Mais loin d’être une simple figure du mal, Quinlan est un personnage tragique, même shakespearien : il est hanté par la mort de sa femme, qu’il n’a jamais vraiment surmontée, est trahi par son acolyte, Menzies, et meurt seul, abattu par un enregistrement clandestin. Sa chute, inévitable, n’est pas glorieuse : c’est une lente noyade morale, une agonie dans les marécages d’une justice pervertie. Comment ne pas penser à Othello, autre réalisation antérieure à La Soif du Mal de Welles, où ce destin tragique se reproduit. Par bien des aspects, le metteur en scène est un fan inconditionnel de William Shakespeare.
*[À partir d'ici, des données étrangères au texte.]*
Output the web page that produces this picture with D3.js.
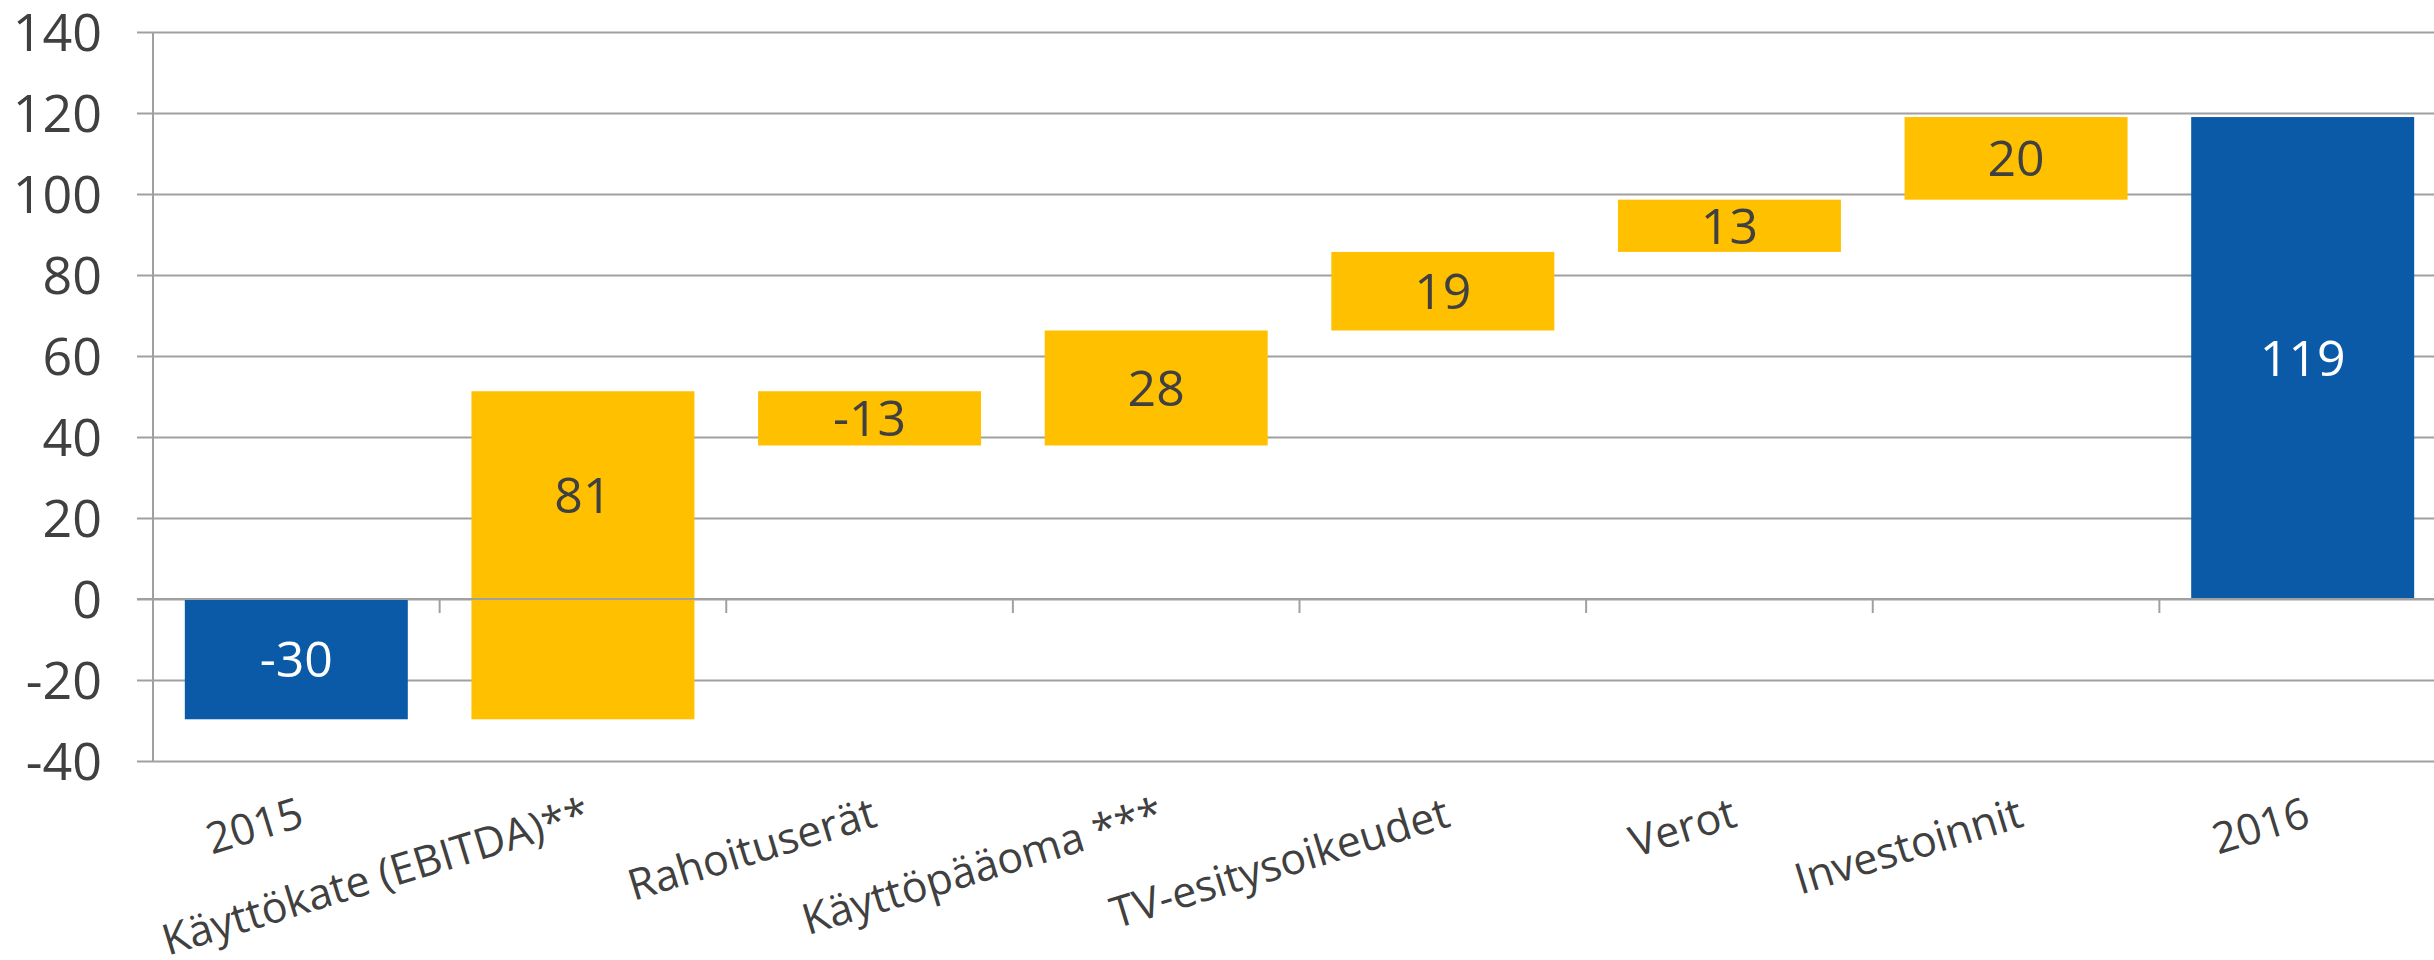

Frontières, racisme et corruption : un film politique
La Soif du Mal se déroule à la limite entre deux mondes : les États-Unis et le Mexique, la loi et le crime, l’ordre et le chaos. Mais cette frontière est floue, instable, à l’image de tous les repères moraux du film.
Welles montre une Amérique déchirée, arrogante et décadente, qui projette ses démons sur ses voisins. Vargas, en tant que Mexicain intègre, devient le révélateur de cette hypocrisie.
Le choix de Charlton Heston pour jouer Vargas (avec maquillage !) est daté, mais le film reste lucide sur les préjugés raciaux. Quinlan méprise Vargas non seulement parce qu’il est juste, mais surtout parce qu’il est étranger. Le regard de Welles sur l’Amérique blanche est sans complaisance.

La Soif du Mal n’est pas seulement un chef-d’œuvre du film noir : c’est un testament artistique d’Orson Welles, qui y met en jeu sa vision du monde, du cinéma, de la morale. À travers un thriller haletant, il explore les zones grises de la justice, les poisons du pouvoir et les mensonges de l’autorité. Esthétiquement audacieux, politiquement acide, narrativement complexe, le film reste d’une modernité saisissante, plus de 60 ans après sa sortie. Redécouvert et réhabilité, La Soif du Mal est l’un des sommets du cinéma américain et sans doute l’un des plus beaux crépuscules du film noir.